The first English settlers arrived in Maryland in 1634. My first Maryland ancestors arrived there sometime before 1643. Hester Evans, my ninth great grandmother on my paternal grandmother’s side, was born that year in Charles County, Maryland. So, my earliest Maryland ancestors arrived within nine years of the first settlement.
I find that amazing. I especially find it amazing that I had no inkling of this deep history when my paternal grandmother was still alive. All I knew about her ancestry was that her father’s side was vaguely Scots-Irish. It turns out that was just her paternal grandfather’s side. Everyone knew my grandmother as one of the nicest people around. My understanding was that her family had been poor. She told me of growing up in the Depression and her father going out into the yard to shoot skunks for dinner. But, deep in her ancestry – my ancestry – was a very different history.

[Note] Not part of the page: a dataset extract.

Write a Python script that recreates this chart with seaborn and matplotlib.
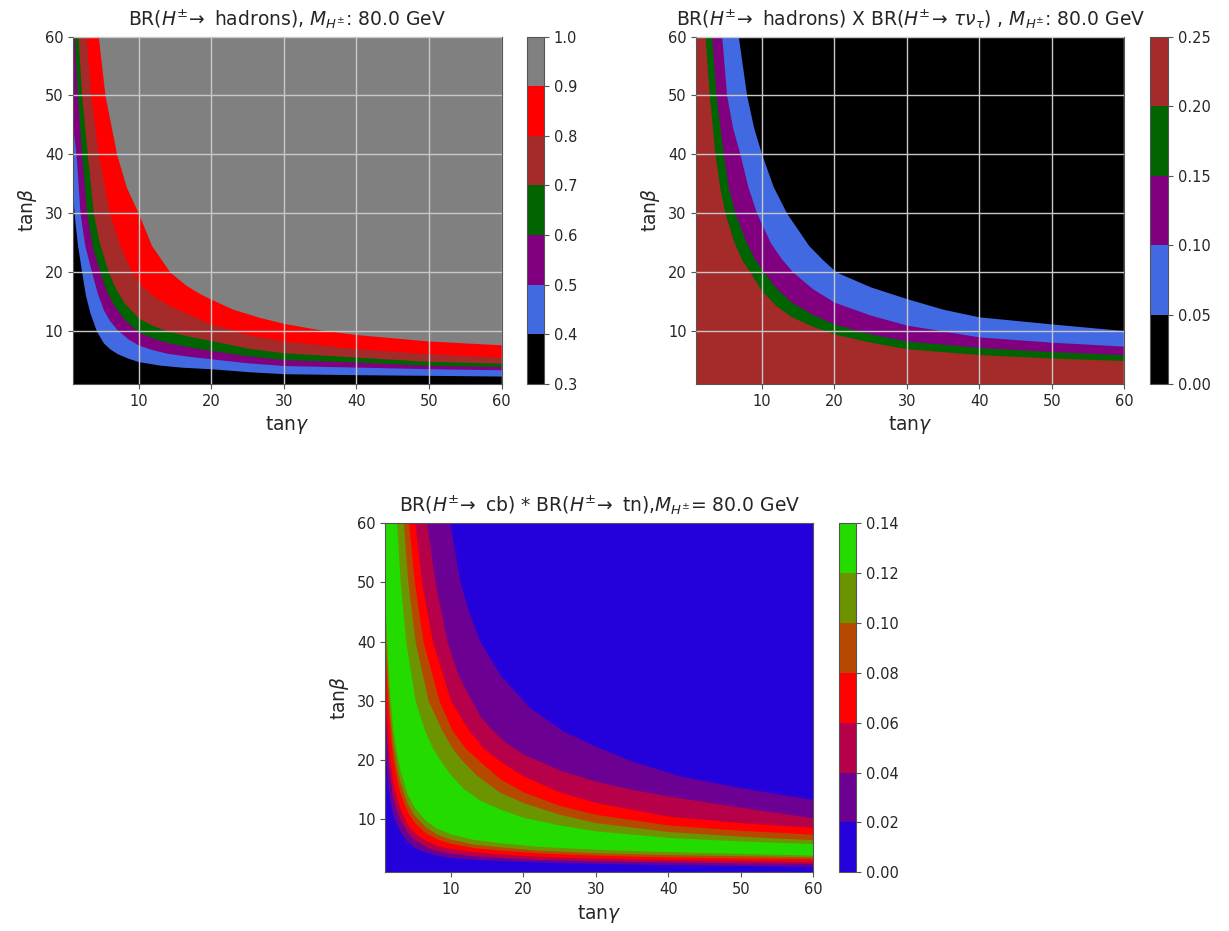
import numpy as np
import matplotlib
matplotlib.use("Agg")
import matplotlib.pyplot as plt
from matplotlib.colors import ListedColormap, BoundaryNorm
from matplotlib.cm import ScalarMappable
import seaborn as sns

# ---------------- data (contour boundaries) ----------------
# Panel 1: BR(H -> hadrons); boundary curves tan(beta) vs tan(gamma) for each level
had_levels = [0.3, 0.4, 0.5, 0.6, 0.7, 0.8, 0.9, 1.0]
had_colors = ["black", "royalblue", "purple", "darkgreen", "brown", "red", "gray"]
had_b40_x = [1.0, 1.2, 1.6, 2.17, 2.7, 3.3, 4.2, 5.15, 6.0, 7.0, 8.5, 10, 13, 16, 20, 25, 30, 40, 50, 60]
had_b40_y = [32, 29, 24.5, 20, 16, 13.1, 10.0, 8.0, 7.0, 6.2, 5.4, 4.8, 4.2, 3.85, 3.59, 3.1, 2.75, 2.58, 2.47, 2.35]
had_b50_x = [1.0, 1.2, 1.45, 1.94, 2.6, 3.54, 4.3, 5.2, 6.0, 7.0, 8.5, 10, 12, 14, 17, 20, 25, 30, 40, 50, 60]
had_b50_y = [44, 42, 39, 30, 24.5, 20, 16.5, 13.5, 11.8, 10.3, 8.7, 7.6, 6.8, 6.2, 5.7, 5.28, 4.6, 4.14, 3.87, 3.6, 3.42]
had_b60_x = [1.15, 1.57, 2.17, 2.85, 3.7, 4.69, 5.5, 6.5, 8.0, 10, 12, 14, 17, 20, 25, 30, 40, 50, 60]
had_b60_y = [60, 50, 40, 30, 24, 20, 17, 14.6, 12, 9.8, 8.8, 8.0, 7.3, 6.69, 5.8, 5.15, 4.72, 4.16, 3.98]
had_b70_x = [1.66, 2.17, 2.95, 3.77, 4.6, 5.84, 6.8, 8.0, 10, 12, 14, 17, 20, 25, 30, 40, 50, 60]
had_b70_y = [60, 50, 40, 30, 25, 20, 17.3, 14.8, 12.2, 10.9, 10.0, 9.1, 8.38, 7.1, 6.3, 5.57, 4.84, 4.55]
had_b80_x = [2.8, 3.41, 4.46, 5.98, 7.3, 9.05, 10.5, 12.0, 14, 16.2, 20, 25, 30, 40, 50, 60]
had_b80_y = [60, 50, 40, 30, 25, 20, 17.6, 16.0, 14.5, 13.2, 11.2, 9.4, 8.3, 7.0, 6.14, 5.57]
had_b90_x = [4.46, 5.38, 6.99, 8.3, 9.97, 11.8, 14.33, 16.5, 18.5, 20, 23, 26.7, 30, 35, 40, 50, 60]
had_b90_y = [60, 50, 40, 34.5, 30, 24.5, 20, 17.8, 16.3, 15.4, 13.7, 12.3, 11.3, 10.2, 9.4, 8.3, 7.65]

# Panel 2: BR(hadrons) x BR(tau nu)
tau_levels = [0.0, 0.05, 0.10, 0.15, 0.20, 0.25]
tau_colors = ["black", "royalblue", "purple", "darkgreen", "brown"]
tau_c20_x = [2.19, 2.78, 3.57, 4.2, 4.94, 6.2, 7.3, 8.4, 10, 12, 14, 17, 20, 25, 30, 40, 50, 60]
tau_c20_y = [60, 50, 40, 34.5, 30, 25, 22, 20, 16.8, 14.3, 12.5, 10.8, 9.5, 8.1, 7.0, 6.0, 5.4, 5.0]
tau_c15_x = [3.11, 3.70, 4.71, 5.4, 6.32, 7.9, 9.0, 10.3, 12, 14, 17, 20, 25, 30, 40, 50, 60]
tau_c15_y = [60, 50, 40, 34.5, 30, 25, 22.3, 20, 17.3, 15.0, 12.8, 11.2, 9.5, 8.3, 7.2, 6.5, 5.96]
tau_c10_x = [4.49, 5.17, 6.0, 7.01, 8.1, 9.31, 11.2, 12.7, 14.3, 17, 20, 25, 30, 40, 50, 60]
tau_c10_y = [60, 50, 44.5, 40, 34.5, 30, 25, 22.3, 20, 17.2, 14.9, 12.7, 11.0, 9.0, 8.1, 7.43]
tau_c05_x = [6.78, 7.93, 8.9, 10.0, 11.6, 13.45, 16.5, 18.5, 20.3, 25, 30, 35, 40, 50, 60]
tau_c05_y = [60, 50, 44.5, 40, 34.5, 30, 24.5, 22, 20, 17.5, 15.5, 13.7, 12.4, 11.2, 10.07]

# Panel 3: BR(cb) * BR(tn); rising (lower) and falling (upper) boundaries
cbt_levels = [0.0, 0.02, 0.04, 0.06, 0.08, 0.10, 0.12, 0.14]
cbt_low_x = [1.0, 1.3, 1.6, 2.0, 2.5, 3.0, 4.0, 5.0, 6.5, 8.0, 10, 13, 16.8, 22, 30, 40, 50, 60]
cbt_r02_y = [20.5, 16, 13.3, 11, 9.2, 7.9, 6.2, 5.2, 4.4, 3.9, 3.5, 3.2, 3.0, 2.75, 2.5, 2.3, 2.15, 2.0]
cbt_r04_y = [26, 20.5, 17, 14, 11.7, 10, 7.8, 6.5, 5.4, 4.7, 4.2, 3.8, 3.5, 3.2, 2.95, 2.75, 2.6, 2.5]
cbt_r06_y = [30, 24, 20, 16.5, 13.8, 11.8, 9.2, 7.7, 6.4, 5.6, 5.0, 4.5, 4.1, 3.7, 3.4, 3.15, 3.0, 2.85]
cbt_r08_y = [37.5, 30, 25, 20.5, 17, 14.5, 11.3, 9.4, 7.7, 6.7, 5.9, 5.2, 4.75, 4.3, 3.9, 3.6, 3.4, 3.3]
cbt_r10_y = [41, 33, 28, 23, 19, 16.3, 12.7, 10.6, 8.7, 7.5, 6.6, 5.8, 5.3, 4.75, 4.3, 4.0, 3.8, 3.6]
cbt_r12_y = [45, 37, 31, 25.5, 21.5, 18.3, 14.3, 12.0, 9.8, 8.5, 7.5, 6.6, 6.0, 5.4, 4.9, 4.5, 4.2, 3.9]
cbt_f12_x = [2.55, 3.05, 3.8, 5.1, 6.4, 7.5, 8.8, 10, 11.7, 14, 16.8, 20, 25, 30, 40, 50, 60]
cbt_f12_y = [60, 50, 40, 30, 25, 22, 19.5, 17.5, 15.2, 13.2, 11.7, 10.3, 9.0, 8.0, 6.9, 6.3, 5.85]
cbt_f10_x = [3.47, 4.1, 5.1, 6.9, 8.8, 10.2, 11.5, 13.5, 16.8, 20, 25, 30, 40, 50, 60]
cbt_f10_y = [60, 50, 40, 30, 25, 22, 20, 17.5, 14.5, 12.8, 10.8, 9.4, 7.9, 7.1, 6.5]
cbt_f08_x = [4.2, 5.0, 6.2, 8.4, 10.2, 12, 13.8, 16.8, 20, 25, 30, 40, 50, 60]
cbt_f08_y = [60, 50, 40, 30, 25, 22, 20, 16.8, 14.6, 12.3, 10.8, 9.0, 8.1, 7.45]
cbt_f06_x = [5.08, 6.0, 7.5, 10.0, 12.5, 14.5, 16.8, 20, 25, 30, 40, 50, 60]
cbt_f06_y = [60, 50, 40, 30, 25, 22, 19.8, 17.3, 14.6, 12.8, 10.5, 9.4, 8.6]
cbt_f04_x = [6.7, 7.85, 9.5, 11.0, 12.2, 14.0, 15.4, 17.5, 20, 25, 30, 35, 40, 50, 60]
cbt_f04_y = [60, 50, 40, 34.5, 31.6, 27.5, 25.5, 23, 21, 18.3, 16.4, 15.0, 13.9, 12.0, 10.2]
cbt_f02_x = [9.9, 11.3, 12.5, 14.05, 16.8, 20.9, 25.5, 30, 35, 41.6, 50, 60]
cbt_f02_y = [60, 50, 45, 40, 34.4, 28.8, 24.9, 22.3, 19.8, 17.3, 15.3, 13.3]

ticks = [10, 20, 30, 40, 50, 60]
axis_min, axis_max = 1, 60

# ---------------- style ----------------
sns.set_style("ticks")
plt.rcParams['font.family'] = ['DejaVu Sans']
plt.rcParams['axes.edgecolor'] = '#555555'
plt.rcParams['axes.linewidth'] = 0.8

fig = plt.figure(figsize=(12.29, 9.31), dpi=100)
W, H = 1229.0, 931.0


def frac_box(x0, y0, x1, y1):
    return [x0 / W, 1 - y1 / H, (x1 - x0) / W, (y1 - y0) / H]


def draw_panel(ax, cax, base, layers, layer_colors, bar_colors, levels, title, grid, tick_fmt):
    ax.fill_between([axis_min, axis_max], axis_min, axis_max, color=base, lw=0)
    for (bx, by), col in zip(layers, layer_colors):
        ax.fill_between(bx, by, axis_max, color=col, lw=0)
    ax.set_xlim(axis_min, axis_max)
    ax.set_ylim(axis_min, axis_max)
    ax.set_xticks(ticks)
    ax.set_yticks(ticks)
    ax.tick_params(labelsize=10.5, length=3.5, color='#555555')
    ax.set_xlabel(r'tan$\gamma$', fontsize=13.5)
    ax.set_ylabel(r'tan$\beta$', fontsize=13.5)
    ax.set_title(title, fontsize=13.5, pad=8)
    if grid:
        ax.set_axisbelow(False)
        ax.grid(True, color='#c8c8c8', lw=1.0)
    cmap = ListedColormap(bar_colors)
    norm = BoundaryNorm(levels, cmap.N)
    cb = fig.colorbar(ScalarMappable(norm=norm, cmap=cmap), cax=cax, ticks=levels)
    cb.ax.set_yticklabels([tick_fmt.format(v) for v in levels])
    cb.ax.tick_params(labelsize=10.5, length=3.5, color='#555555')
    cb.outline.set_edgecolor('#555555')
    cb.outline.set_linewidth(0.8)


t1 = r'BR($H^{\pm}\!\rightarrow$ hadrons), $M_{H^{\pm}}$: 80.0 GeV'
t2 = r'BR($H^{\pm}\!\rightarrow$ hadrons) X BR($H^{\pm}\!\rightarrow\,\tau\nu_{\tau}$) , $M_{H^{\pm}}$: 80.0 GeV'
t3 = r'BR($H^{\pm}\!\rightarrow$ cb) * BR($H^{\pm}\!\rightarrow$ tn),$M_{H^{\pm}}$= 80.0 GeV'

brg = plt.get_cmap('brg')
cbt_colors = [brg((i + 0.5) / 7) for i in range(7)]

# Panel 1
ax1 = fig.add_axes(frac_box(73.2, 36.6, 501.5, 384))
cax1 = fig.add_axes(frac_box(527, 36.6, 544, 384))
had_layers = [(had_b40_x, had_b40_y), (had_b50_x, had_b50_y), (had_b60_x, had_b60_y),
              (had_b70_x, had_b70_y), (had_b80_x, had_b80_y), (had_b90_x, had_b90_y)]
draw_panel(ax1, cax1, had_colors[0], had_layers, had_colors[1:], had_colors,
           had_levels, t1, True, '{:.1f}')

# Panel 2 (value decreases outward: base is the highest band)
ax2 = fig.add_axes(frac_box(696.4, 36.6, 1124.3, 384))
cax2 = fig.add_axes(frac_box(1150, 36.6, 1168, 384))
tau_layers = [(tau_c20_x, tau_c20_y), (tau_c15_x, tau_c15_y),
              (tau_c10_x, tau_c10_y), (tau_c05_x, tau_c05_y)]
draw_panel(ax2, cax2, tau_colors[4], tau_layers, tau_colors[3::-1], tau_colors,
           tau_levels, t2, True, '{:.2f}')

# Panel 3
ax3 = fig.add_axes(frac_box(385.4, 523.3, 813.3, 872.3))
cax3 = fig.add_axes(frac_box(839, 523.3, 856, 872.3))
cbt_layers = [(cbt_low_x, cbt_r02_y), (cbt_low_x, cbt_r04_y), (cbt_low_x, cbt_r06_y),
              (cbt_low_x, cbt_r08_y), (cbt_low_x, cbt_r10_y), (cbt_low_x, cbt_r12_y),
              (cbt_f12_x, cbt_f12_y), (cbt_f10_x, cbt_f10_y), (cbt_f08_x, cbt_f08_y),
              (cbt_f06_x, cbt_f06_y), (cbt_f04_x, cbt_f04_y), (cbt_f02_x, cbt_f02_y)]
cbt_layer_colors = [cbt_colors[i] for i in [1, 2, 3, 4, 5, 6, 5, 4, 3, 2, 1, 0]]
draw_panel(ax3, cax3, cbt_colors[0], cbt_layers, cbt_layer_colors, cbt_colors,
           cbt_levels, t3, False, '{:.2f}')

fig.savefig("out.png", dpi=100)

Our Maryland ancestors had been, not surprisingly, English Catholics, though there were no known Catholics in any part of my family within the lifetimes of anyone I knew, at least not until my brother converted to the religion of his wife and children on his death bed. It turns out that he was not the first person in our family to convert to Catholicism. Susannah Barlow, who was born in Maryland in 1755, converted in 1796 after a serious illness in the frontier of Pennsylvania. In fact, other ancestors of mine helped take Catholicism to western Pennsylvania. Daniel Delozier and his wife Ann Elder left Maryland for the frontier of Cambria County, Pennsylvania sometime after 1773. Around the same time John Burgoon, whose father was a French immigrant to Maryland, and the convert Susannah Barlow moved to Cambria County.
My early Maryland ancestors first took on indentured servants to work their growing tobacco plantations. Later, William Elder, who emigrated from Lancashire, England in the late seventeenth century, enslaved people to work his plantation. But then, around the American Revolution, they abandoned slavery – I don’t know if they sold their slaves, lost them to debts, or freed their slaves – and moved to Pennsylvania, where slavery was soon outlawed.
It was there in the frontier of late-eighteenth and early nineteenth-century Pennsylvania that my English and French Catholic ancestors began to marry my Scottish and English Presbyterian and Swiss/German Mennonite ancestors. By my grandmother’s life, the memories of English Catholic Maryland and its slave-holding and tobacco plantations had been forgotten. I’m sure my grandmother would’ve been shocked to learn that her ancestors had enough money to own slaves and plantations. And anyone who knew Grandma would’ve been shocked to think that people who gave birth to her could’ve owned slaves.